Terahertz gas-sensors: Gas-phase spectroscopy and multivariate analysis for medical and security applications

This paper describes a spectroscopic system for gas sensing applications. It is based on SiGe transmitters (TXs) and receivers (RXs) operating at frequencies around 245 GHz and 500 GHz. 2f spectra of volatile organic compounds (VOCs) were obtained using wavelength modulation spectroscopy (WMS). Chemometrical analysis of the spectra is performed by applying several multivariate analysis (MVA) techniques.

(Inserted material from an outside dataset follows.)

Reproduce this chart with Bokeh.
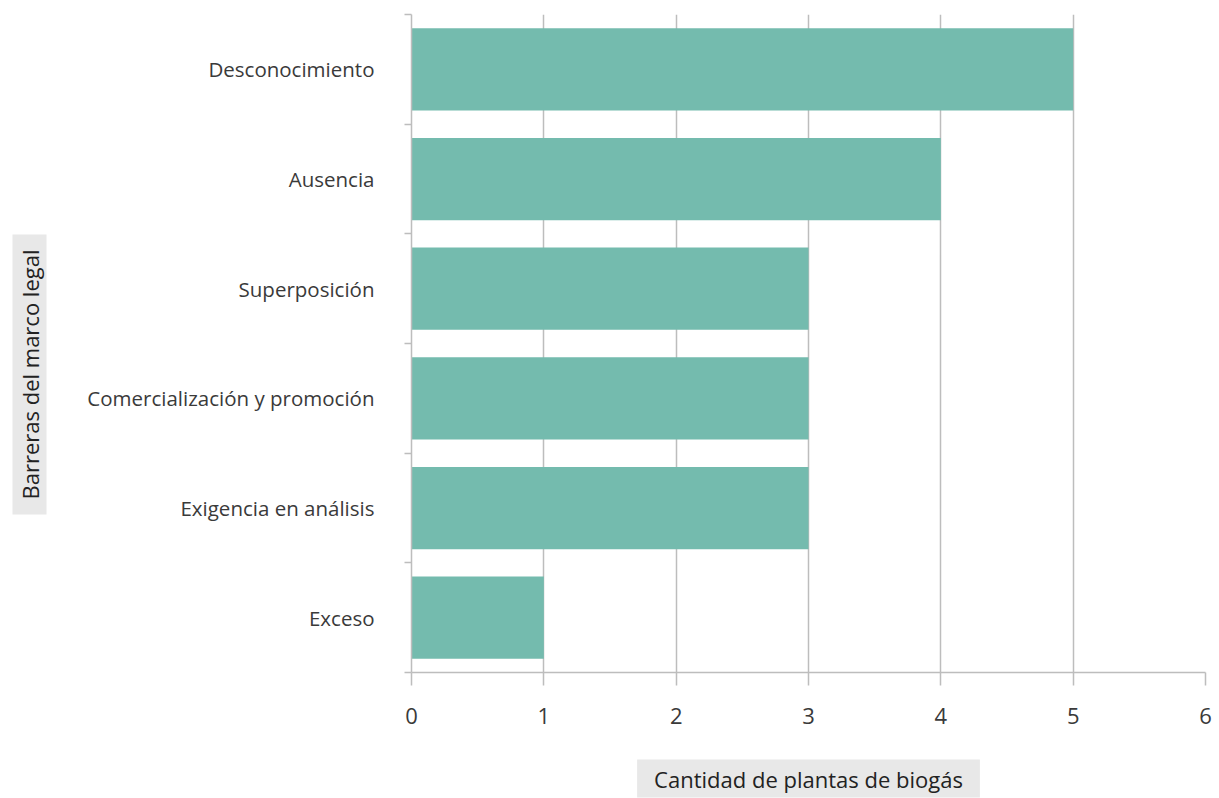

Gas spectroscopy system at 245 and 500 GHz using transmitters and receivers in SiGe BiCMOS

A compact gas spectroscopy system is demonstrated, which contains a transmitter (TX) and a receiver (RX) in SiGe BiCMOS, as well as a gas absorption cell. The sensitivity of this spectroscopy system is demonstrated by measuring the high-resolution 2f absorption spectrum (second harmonic detection) of gaseous methanol (CH3OH) at 238-252 GHz, and at 495-497 GHz. The 245 GHz TX consists of a 120 GHz local oscillator (LO) and a frequency doubler, and the 245 GHz RX includes a low noise amplifier (LNA), a LO, and an active subharmonic mixer. A 245 GHz TX-array increases significantly the sensitivity of the sensor system. The 500 GHz system includes a TX-array, and a subharmonic RX with a transconductance mixer. The 500 GHz TX contains a frequency quadrupler, and the RX uses a frequency doubler for the LO. The LOs of the RX and the TX are controlled by two external phase-locked loops (PLLs).